> _TASK DIRECTIONS_: Give the data below again exactly as written, without its pictures.

> _INFORMATION SUPPLIED_:

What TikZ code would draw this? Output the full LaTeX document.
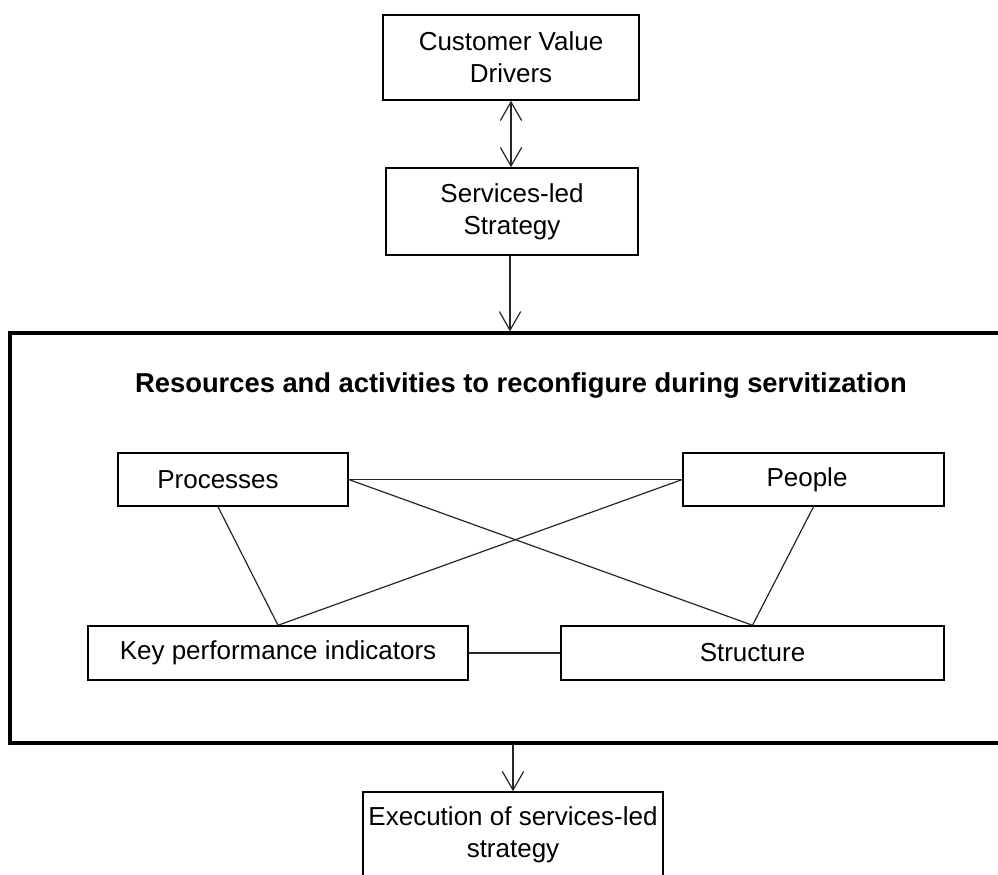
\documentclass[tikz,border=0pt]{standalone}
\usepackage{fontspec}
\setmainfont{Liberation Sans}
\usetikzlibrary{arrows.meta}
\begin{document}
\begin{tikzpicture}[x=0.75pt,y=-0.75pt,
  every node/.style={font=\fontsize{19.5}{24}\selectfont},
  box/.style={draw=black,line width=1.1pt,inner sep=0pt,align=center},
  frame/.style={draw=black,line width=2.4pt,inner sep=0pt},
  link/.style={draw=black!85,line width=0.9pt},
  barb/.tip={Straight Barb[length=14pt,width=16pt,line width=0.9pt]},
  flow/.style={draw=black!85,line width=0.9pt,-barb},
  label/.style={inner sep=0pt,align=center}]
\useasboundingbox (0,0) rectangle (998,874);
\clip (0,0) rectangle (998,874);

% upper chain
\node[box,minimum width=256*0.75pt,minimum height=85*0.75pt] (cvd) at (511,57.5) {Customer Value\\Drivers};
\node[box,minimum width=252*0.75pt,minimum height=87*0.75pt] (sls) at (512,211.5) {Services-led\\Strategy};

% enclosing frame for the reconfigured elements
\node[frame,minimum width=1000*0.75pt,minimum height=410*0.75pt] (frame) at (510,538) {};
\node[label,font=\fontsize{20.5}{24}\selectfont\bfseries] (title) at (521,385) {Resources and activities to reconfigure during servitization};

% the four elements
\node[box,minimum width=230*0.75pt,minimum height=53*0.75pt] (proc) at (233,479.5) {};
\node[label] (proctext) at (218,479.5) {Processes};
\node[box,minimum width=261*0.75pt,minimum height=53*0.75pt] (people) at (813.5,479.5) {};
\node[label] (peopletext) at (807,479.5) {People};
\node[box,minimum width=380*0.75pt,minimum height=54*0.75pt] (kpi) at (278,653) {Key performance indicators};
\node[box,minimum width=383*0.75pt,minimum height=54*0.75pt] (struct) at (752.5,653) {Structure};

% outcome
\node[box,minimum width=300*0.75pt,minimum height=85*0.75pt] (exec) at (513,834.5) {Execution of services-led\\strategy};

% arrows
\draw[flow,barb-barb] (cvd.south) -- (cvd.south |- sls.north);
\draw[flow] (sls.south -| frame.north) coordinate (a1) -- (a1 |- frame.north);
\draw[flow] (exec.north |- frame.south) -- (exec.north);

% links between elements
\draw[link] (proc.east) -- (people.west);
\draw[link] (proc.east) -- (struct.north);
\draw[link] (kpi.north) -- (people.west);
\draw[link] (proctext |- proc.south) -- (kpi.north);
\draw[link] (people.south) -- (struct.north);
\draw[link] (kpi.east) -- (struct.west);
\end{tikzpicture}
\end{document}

> _EXERCISE RESPONSE_:
What TikZ code would draw this? Output the full LaTeX document.
\documentclass[tikz,border=0pt]{standalone}
\usepackage{fontspec}
\setmainfont{Liberation Sans}
\usetikzlibrary{arrows.meta}
\begin{document}
\begin{tikzpicture}[x=0.75pt,y=-0.75pt,
  every node/.style={font=\fontsize{19.5}{24}\selectfont},
  box/.style={draw=black,line width=1.1pt,inner sep=0pt,align=center},
  frame/.style={draw=black,line width=2.4pt,inner sep=0pt},
  link/.style={draw=black!85,line width=0.9pt},
  barb/.tip={Straight Barb[length=14pt,width=16pt,line width=0.9pt]},
  flow/.style={draw=black!85,line width=0.9pt,-barb},
  label/.style={inner sep=0pt,align=center}]
\useasboundingbox (0,0) rectangle (998,874);
\clip (0,0) rectangle (998,874);

% upper chain
\node[box,minimum width=256*0.75pt,minimum height=85*0.75pt] (cvd) at (511,57.5) {Customer Value\\Drivers};
\node[box,minimum width=252*0.75pt,minimum height=87*0.75pt] (sls) at (512,211.5) {Services-led\\Strategy};

% enclosing frame for the reconfigured elements
\node[frame,minimum width=1000*0.75pt,minimum height=410*0.75pt] (frame) at (510,538) {};
\node[label,font=\fontsize{20.5}{24}\selectfont\bfseries] (title) at (521,385) {Resources and activities to reconfigure during servitization};

% the four elements
\node[box,minimum width=230*0.75pt,minimum height=53*0.75pt] (proc) at (233,479.5) {};
\node[label] (proctext) at (218,479.5) {Processes};
\node[box,minimum width=261*0.75pt,minimum height=53*0.75pt] (people) at (813.5,479.5) {};
\node[label] (peopletext) at (807,479.5) {People};
\node[box,minimum width=380*0.75pt,minimum height=54*0.75pt] (kpi) at (278,653) {Key performance indicators};
\node[box,minimum width=383*0.75pt,minimum height=54*0.75pt] (struct) at (752.5,653) {Structure};

% outcome
\node[box,minimum width=300*0.75pt,minimum height=85*0.75pt] (exec) at (513,834.5) {Execution of services-led\\strategy};

% arrows
\draw[flow,barb-barb] (cvd.south) -- (cvd.south |- sls.north);
\draw[flow] (sls.south -| frame.north) coordinate (a1) -- (a1 |- frame.north);
\draw[flow] (exec.north |- frame.south) -- (exec.north);

% links between elements
\draw[link] (proc.east) -- (people.west);
\draw[link] (proc.east) -- (struct.north);
\draw[link] (kpi.north) -- (people.west);
\draw[link] (proctext |- proc.south) -- (kpi.north);
\draw[link] (people.south) -- (struct.north);
\draw[link] (kpi.east) -- (struct.west);
\end{tikzpicture}
\end{document}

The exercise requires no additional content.